SOURCE MATERIAL –
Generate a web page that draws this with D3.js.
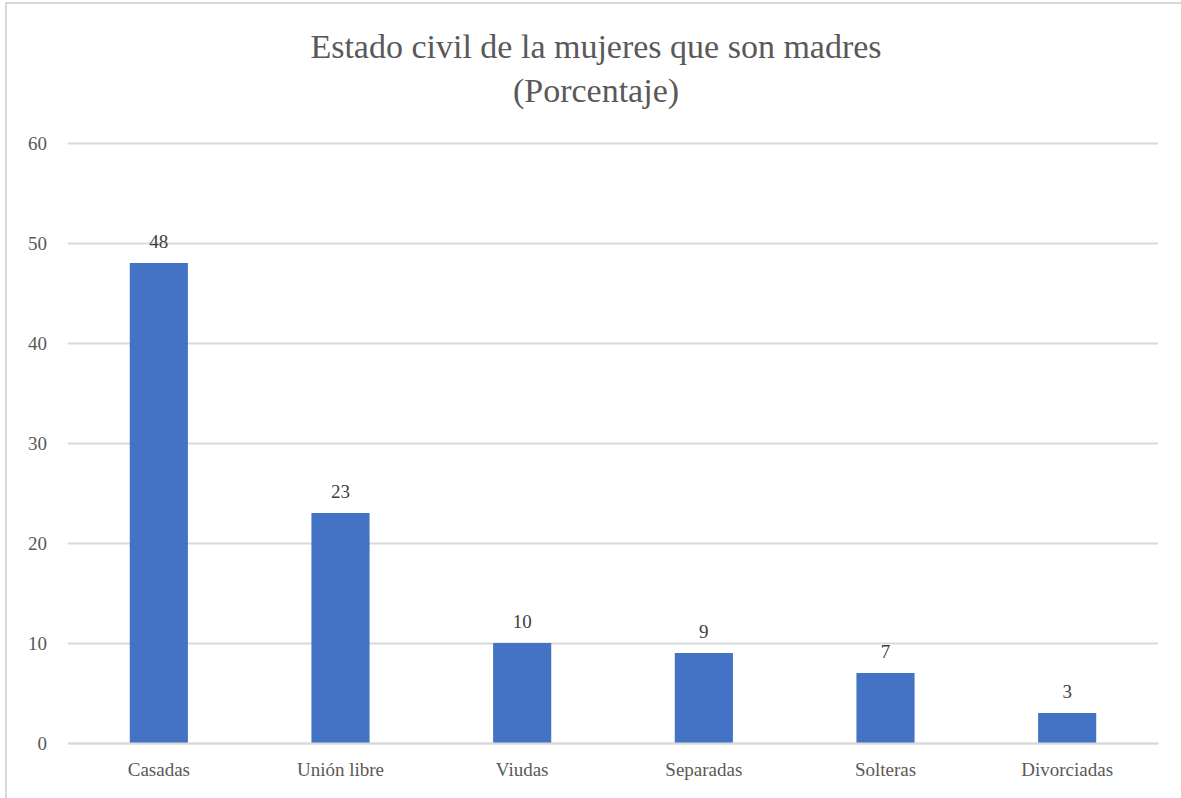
<!DOCTYPE html>
<html><head><meta charset="utf-8">
<script src="https://cdn.jsdelivr.net/npm/d3@7"></script>
</head><body style="margin:0;background:#fff">
<svg id="c" width="1181" height="798" style="display:block"></svg>
<script>
const categories = ["Casadas","Unión libre","Viudas","Separadas","Solteras","Divorciadas"];
const values = [48,23,10,9,7,3];
const yTicks = [0,10,20,30,40,50,60];
const titleLines = ["Estado civil de la mujeres que son madres","(Porcentaje)"];

(function(){
const svg = d3.select("#c");
svg.append("rect").attr("x",6).attr("y",3).attr("width",1190).attr("height",820)
  .attr("fill","#fff").attr("stroke","#d9d9d9").attr("stroke-width",2);

const pl=68, pr=1158, pt=143, pb=743;
const x = d3.scaleBand().domain(categories).range([pl,pr]).paddingInner(0.68).paddingOuter(0.34);
const y = d3.scaleLinear().domain([0,60]).range([pb,pt]);

const yAxis = svg.append("g").attr("transform",`translate(${pl},0)`)
  .call(d3.axisLeft(y).tickValues(yTicks).tickSize(-(pr-pl)).tickPadding(21));
yAxis.attr("font-family",null).attr("font-size",null);
yAxis.select(".domain").remove();
yAxis.selectAll("line").attr("stroke","#d9d9d9").attr("stroke-width",2);
yAxis.selectAll("text").attr("font-size",19).attr("fill","#595959");

svg.selectAll("rect.bar").data(values).join("rect").attr("class","bar")
  .attr("x",(d,i)=>x(categories[i])).attr("width",x.bandwidth())
  .attr("y",d=>y(d)).attr("height",d=>y(0)-y(d)).attr("fill","#4472c4");

svg.selectAll("text.lbl").data(values).join("text").attr("class","lbl")
  .attr("x",(d,i)=>x(categories[i])+x.bandwidth()/2).attr("y",d=>y(d)-15)
  .attr("text-anchor","middle").attr("font-size",19).attr("fill","#404040")
  .text(d=>d);

const xAxis = svg.append("g").attr("transform",`translate(0,${pb})`)
  .call(d3.axisBottom(x).tickSize(0).tickPadding(20));
xAxis.attr("font-family",null).attr("font-size",null);
xAxis.select(".domain").attr("stroke","#d9d9d9").attr("stroke-width",2);
xAxis.selectAll("text").attr("font-size",19).attr("fill","#595959");

svg.selectAll("text.title").data(titleLines).join("text").attr("class","title")
  .attr("x",596).attr("y",(d,i)=>58+i*44).attr("text-anchor","middle")
  .attr("font-size",34).attr("fill","#595959").text(d=>d);
})();
</script>
</body></html>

DIRECTIONS –
Reproduce each line word for word and drop the pictures.

SOLUTION TO THIS TASK –
Generate a web page that draws this with D3.js.
<!DOCTYPE html>
<html><head><meta charset="utf-8">
<script src="https://cdn.jsdelivr.net/npm/d3@7"></script>
</head><body style="margin:0;background:#fff">
<svg id="c" width="1181" height="798" style="display:block"></svg>
<script>
const categories = ["Casadas","Unión libre","Viudas","Separadas","Solteras","Divorciadas"];
const values = [48,23,10,9,7,3];
const yTicks = [0,10,20,30,40,50,60];
const titleLines = ["Estado civil de la mujeres que son madres","(Porcentaje)"];

(function(){
const svg = d3.select("#c");
svg.append("rect").attr("x",6).attr("y",3).attr("width",1190).attr("height",820)
  .attr("fill","#fff").attr("stroke","#d9d9d9").attr("stroke-width",2);

const pl=68, pr=1158, pt=143, pb=743;
const x = d3.scaleBand().domain(categories).range([pl,pr]).paddingInner(0.68).paddingOuter(0.34);
const y = d3.scaleLinear().domain([0,60]).range([pb,pt]);

const yAxis = svg.append("g").attr("transform",`translate(${pl},0)`)
  .call(d3.axisLeft(y).tickValues(yTicks).tickSize(-(pr-pl)).tickPadding(21));
yAxis.attr("font-family",null).attr("font-size",null);
yAxis.select(".domain").remove();
yAxis.selectAll("line").attr("stroke","#d9d9d9").attr("stroke-width",2);
yAxis.selectAll("text").attr("font-size",19).attr("fill","#595959");

svg.selectAll("rect.bar").data(values).join("rect").attr("class","bar")
  .attr("x",(d,i)=>x(categories[i])).attr("width",x.bandwidth())
  .attr("y",d=>y(d)).attr("height",d=>y(0)-y(d)).attr("fill","#4472c4");

svg.selectAll("text.lbl").data(values).join("text").attr("class","lbl")
  .attr("x",(d,i)=>x(categories[i])+x.bandwidth()/2).attr("y",d=>y(d)-15)
  .attr("text-anchor","middle").attr("font-size",19).attr("fill","#404040")
  .text(d=>d);

const xAxis = svg.append("g").attr("transform",`translate(0,${pb})`)
  .call(d3.axisBottom(x).tickSize(0).tickPadding(20));
xAxis.attr("font-family",null).attr("font-size",null);
xAxis.select(".domain").attr("stroke","#d9d9d9").attr("stroke-width",2);
xAxis.selectAll("text").attr("font-size",19).attr("fill","#595959");

svg.selectAll("text.title").data(titleLines).join("text").attr("class","title")
  .attr("x",596).attr("y",(d,i)=>58+i*44).attr("text-anchor","middle")
  .attr("font-size",34).attr("fill","#595959").text(d=>d);
})();
</script>
</body></html>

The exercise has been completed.